ASIA: Global miner Rio Tinto in Malaysian venture to build aluminum smelter

Global miner Rio Tinto Ltd. and local conglomerate Cahya Mata Sarawak signed a pact Tuesday to jointly build an aluminum smelter that could cost up to US$2 billion (€1.45 billion) in Malaysia's eastern state of Sarawak.

The smelter, which will use power from the Bakun hydroelectric dam under construction on Borneo island, is expected to be the fifth and biggest aluminum plant for Rio Tinto, said its external affairs manager Jim Singer.

The project is expected to be the main energy consumer for the 2,400-megawatt controversial Bakun dam, which is due to be completed by 2010 after years of delay. Environmentalists and advocates of Borneo's indigenous people have protested against the dam project because it would flood an area the size of Singapore and displace thousands of people.

Production from the Sarawak smelting plant will begin in the fourth quarter of 2010 with an initial annual output of 550,000 metric tons, rising to 1.5 million tons over time, the two companies said in a statement. Singer told The Associated Press a smelter of this size is estimated to cost US$2 billion (€1.53 billion) but the capital outlay has not been finalized. The spending plans will depend on a technical and feasibility study to be completed within 18 months, he said.

Rio Tinto will hold a 60 percent stake in the venture to be known as Sarawak Aluminium Company. The remaining 40 percent will be owned by Cahya Mata, in which the family of Sarawak Chief Minister Abdul Taib Mahmud is a key shareholder.

"This is a very positive development for Rio Tinto Aluminium and an important step in our plans to develop new greenfield aluminum smelting capacity," its chief executive Oscar Groeneveld said in the statement.

Rio Tinto picked Sarawak for the project due to strong government support, a credible local partner, abundant electricity supply from the Bakun dam and robust demand in the region, Singer said.

The Sarawak smelter will cater to demand in Malaysia and emerging markets in Southeast Asia, he said in a telephone interview.
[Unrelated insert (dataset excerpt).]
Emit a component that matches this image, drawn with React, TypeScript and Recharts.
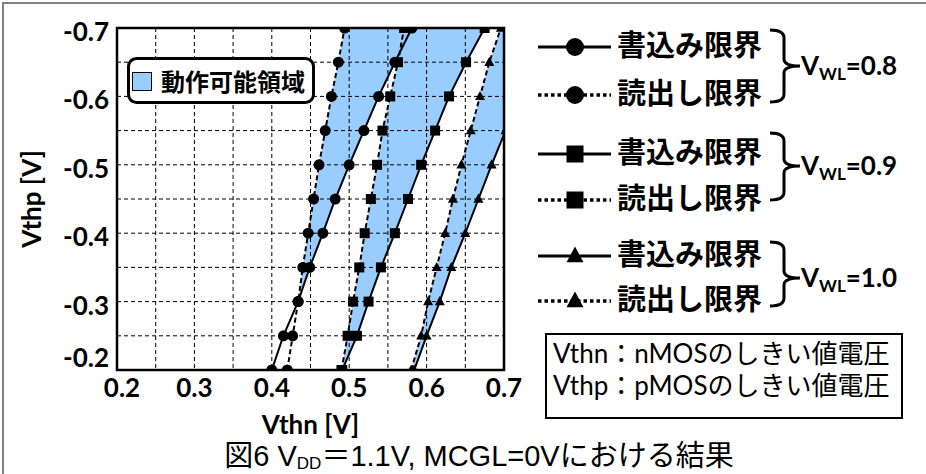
import React from "react";
import {
  Area,
  CartesianGrid,
  ComposedChart,
  Legend,
  Line,
  ReferenceArea,
  XAxis,
  YAxis,
} from "recharts";

// Vthp levels (y) and the Vthn limit (x)
const vthp = [-0.2, -0.25, -0.3, -0.35, -0.4, -0.45, -0.5, -0.55, -0.6, -0.65, -0.7];
const write08 = [0.4, 0.415, 0.434, 0.449, 0.466, 0.482, 0.5, 0.519, 0.538, 0.559, 0.581];
const read08 = [0.42, 0.427, 0.434, 0.44, 0.447, 0.454, 0.461, 0.469, 0.477, 0.486, 0.494];
const write09 = [0.491, 0.51, 0.525, 0.541, 0.559, 0.576, 0.593, 0.611, 0.629, 0.651, 0.675];
const read09 = [0.49, 0.498, 0.505, 0.513, 0.52, 0.528, 0.536, 0.543, 0.553, 0.563, 0.571];
const write10 = [0.584, 0.6, 0.617, 0.632, 0.65, 0.667, 0.684, 0.702, 0.72, 0.739, 0.758];
const read10 = [0.58, 0.593, 0.602, 0.613, 0.624, 0.634, 0.645, 0.657, 0.669, 0.681, 0.696];

const xTicks = [0.2, 0.25, 0.3, 0.35, 0.4, 0.45, 0.5, 0.55, 0.6, 0.65, 0.7];
const yTicks = [-0.7, -0.65, -0.6, -0.55, -0.5, -0.45, -0.4, -0.35, -0.3, -0.25, -0.2];

const vwlLabels = ["0.8", "0.9", "1.0"];
const limitNames = ["書込み限界", "読出し限界"];
const areaName = "動作可能領域";
const noteLines = ["Vthn：nMOSのしきい値電圧", "Vthp：pMOSのしきい値電圧"];

const BLUE = "#99CCFF";
const FONT_NUM = "Lato, 'Noto Sans CJK JP', sans-serif";
const FONT_JP = "'Noto Sans CJK JP', sans-serif";

const band = (r: number, w: number) => (w >= r ? [r, w] : null);

const rows = vthp.map((v, i) => ({
  vthp: v,
  w08: write08[i],
  r08: read08[i],
  w09: write09[i],
  r09: read09[i],
  w10: write10[i],
  r10: read10[i],
  b08: band(read08[i], write08[i]),
  b09: band(read09[i], write09[i]),
  b10: band(read10[i], write10[i]),
}));

type Shape = "circle" | "square" | "triangle";
const shapes: Shape[] = ["circle", "square", "triangle"];

function Marker({ cx, cy, shape, size }: { cx?: number; cy?: number; shape: Shape; size: number }) {
  if (cx == null || cy == null) return <g />;
  if (shape === "circle") return <circle cx={cx} cy={cy} r={size / 2} fill="#000" />;
  if (shape === "square")
    return <rect x={cx - size / 2} y={cy - size / 2} width={size} height={size} fill="#000" />;
  const h = size * 0.92;
  return (
    <path
      d={`M${cx},${cy - h * 0.6}L${cx + size / 2},${cy + h * 0.4}L${cx - size / 2},${cy + h * 0.4}Z`}
      fill="#000"
    />
  );
}

const dotFor = (shape: Shape) => (p: any) =>
  <Marker key={`m-${p.index}`} cx={p.cx} cy={p.cy} shape={shape} size={shape === "circle" ? 11 : 10} />;

const isMajor = (v: number) => Math.round(Math.abs(v) * 100) % 10 === 0;

function XTick({ x, y, payload }: any) {
  const v = payload.value;
  if (!isMajor(v)) return <g />;
  return (
    <text x={x + (v === 0.2 ? 5 : 0)} y={y} dy={19} textAnchor="middle"
      fontFamily={FONT_NUM} fontWeight={700} fontSize={26} fill="#000">
      {v.toFixed(1)}
    </text>
  );
}

function YTick({ x, y, payload }: any) {
  const v = payload.value;
  if (!isMajor(v)) return <g />;
  return (
    <text x={x} y={y} dy={v === -0.2 ? -3 : 13} textAnchor="end"
      fontFamily={FONT_NUM} fontWeight={700} fontSize={26} fill="#000">
      {v.toFixed(1)}
    </text>
  );
}

// legend rows and braces, page coordinates
const rowY = [[47, 95], [154, 200], [256, 301]];
const braceY = [[30, 102, 66], [133, 200, 166], [242, 306, 278]];

function LegendBlock() {
  return (
    <svg width={926} height={474} style={{ display: "block" }}>
      <rect x={128.5} y={58.5} width={185} height={44} rx={8} fill="#fff" stroke="#000" strokeWidth={3} />
      <rect x={132.5} y={72.5} width={19} height={18} fill={BLUE} stroke="#000" strokeWidth={1} />
      <text x={161} y={91} fontFamily={FONT_JP} fontWeight={700} fontSize={24} fill="#000">
        {areaName}
      </text>
      {vwlLabels.map((vwl, g) => {
        const [t, b, m] = braceY[g];
        return (
          <g key={vwl}>
            {limitNames.map((name, k) => {
              const y = rowY[g][k];
              return (
                <g key={name}>
                  <line x1={538} x2={611} y1={y} y2={y} stroke="#000"
                    strokeWidth={k === 1 ? 3.5 : 3}
                    strokeDasharray={k === 1 ? "3.5 3" : undefined} />
                  <Marker cx={575} cy={y} shape={shapes[g]} size={shapes[g] === "circle" ? 18 : 17} />
                  <text x={617} y={y + 9} fontFamily={FONT_JP} fontWeight={700} fontSize={29} fill="#000">
                    {name}
                  </text>
                </g>
              );
            })}
            <path
              d={`M770,${t} Q784,${t} 784,${t + 8} L784,${m - 7} Q784,${m} 800,${m} Q784,${m} 784,${m + 7} L784,${b - 8} Q784,${b} 770,${b}`}
              fill="none" stroke="#000" strokeWidth={3}
            />
            <text x={801} y={m + 9} fontFamily={FONT_NUM} fontWeight={700} fontSize={26} fill="#000">
              <tspan>V</tspan>
              <tspan fontSize={17} dy={5}>WL</tspan>
              <tspan dy={-5}>={vwl}</tspan>
            </text>
          </g>
        );
      })}
    </svg>
  );
}

export default function App() {
  return (
    <div style={{ position: "relative", width: 926, height: 474, background: "#fff", overflow: "hidden" }}>
      <style>{`body{margin:0}`}</style>
      <div style={{ position: "absolute", left: 2, top: 2, right: -4, bottom: -4,
        borderLeft: "2px solid #808080", borderTop: "2px solid #808080" }} />
      <div style={{ position: "absolute", left: 0, top: 0 }}>
        <ComposedChart width={926} height={474} layout="vertical" data={rows}
          margin={{ top: 28, right: 422, left: 0, bottom: 34 }}>
          <XAxis type="number" domain={[0.2, 0.7]} allowDataOverflow ticks={xTicks}
            tick={<XTick />} tickLine={false} axisLine={false} height={70}
            label={{ value: "Vthn [V]", position: "insideBottom", offset: 6,
              style: { fontFamily: FONT_NUM, fontWeight: 700, fontSize: 26, fill: "#000" } }} />
          <YAxis type="number" dataKey="vthp" domain={[-0.7, -0.2]} allowDataOverflow
            ticks={yTicks} tick={<YTick />} tickLine={false} axisLine={false} width={117}
            label={{ value: "Vthp [V]", angle: -90, position: "insideLeft", offset: 32,
              style: { textAnchor: "middle", fontFamily: FONT_NUM, fontWeight: 700, fontSize: 26, fill: "#000" } }} />
          <Area dataKey="b08" fill={BLUE} fillOpacity={1} stroke="none" isAnimationActive={false} />
          <Area dataKey="b09" fill={BLUE} fillOpacity={1} stroke="none" isAnimationActive={false} />
          <Area dataKey="b10" fill={BLUE} fillOpacity={1} stroke="none" isAnimationActive={false} />
          <CartesianGrid stroke="#000" strokeDasharray="4 3" strokeWidth={1} zIndex={150} />
          <Line dataKey="r08" stroke="#000" strokeWidth={2} strokeDasharray="5 3" dot={dotFor("circle")} isAnimationActive={false} />
          <Line dataKey="w08" stroke="#000" strokeWidth={2} dot={dotFor("circle")} isAnimationActive={false} />
          <Line dataKey="r09" stroke="#000" strokeWidth={2} strokeDasharray="5 3" dot={dotFor("square")} isAnimationActive={false} />
          <Line dataKey="w09" stroke="#000" strokeWidth={2} dot={dotFor("square")} isAnimationActive={false} />
          <Line dataKey="r10" stroke="#000" strokeWidth={2} strokeDasharray="5 3" dot={dotFor("triangle")} isAnimationActive={false} />
          <Line dataKey="w10" stroke="#000" strokeWidth={2} dot={dotFor("triangle")} isAnimationActive={false} />
          <ReferenceArea x1={0.2} x2={0.7} y1={-0.7} y2={-0.2} fill="none" stroke="#000" strokeWidth={2.5} />
          <Legend layout="vertical" align="center" verticalAlign="middle" content={() => <LegendBlock />}
            wrapperStyle={{ left: 0, top: 0, width: 926, height: 474, pointerEvents: "none" }} />
        </ComposedChart>
      </div>
      <div style={{ position: "absolute", left: 545, top: 333, width: 358, height: 86, boxSizing: "border-box",
        border: "2px solid #000", background: "#fff", padding: "2px 0 0 6px",
        fontFamily: FONT_NUM, fontSize: 26, lineHeight: "32px", color: "#000", whiteSpace: "nowrap" }}>
        {noteLines.map((t) => <div key={t}>{t}</div>)}
      </div>
      <svg width={926} height={474} style={{ position: "absolute", left: 0, top: 0, pointerEvents: "none" }}>
        <text x={479} y={466} textAnchor="middle" fontFamily="'Liberation Sans', 'Noto Sans CJK JP', sans-serif"
          fontSize={29} fill="#000">
          <tspan>図6 V</tspan>
          <tspan fontSize={17} dy={3}>DD</tspan>
          <tspan dy={-3}>＝1.1V, MCGL=0Vにおける結果</tspan>
        </text>
      </svg>
    </div>
  );
}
The companies said in the joint statement that the project will mark one of the largest foreign investment in Malaysia, adding billions of U.S. dollars to the economy and providing up to 4,700 direct and indirect jobs.

Rio Tinto, based in London and Melbourne, already owns and operates four smelters including Australia's largest, Boyne Smelters Ltd. in Queensland. Last month, it made a US$38.1 billion (€30 billion) bid for Canada's Alcoa Inc. in a takeover that will form the world's largest aluminum producer.

Cahya Mata is Sarawak's largest infrastructure company with interest in construction, road maintenance, cement manufacturing and quarrying.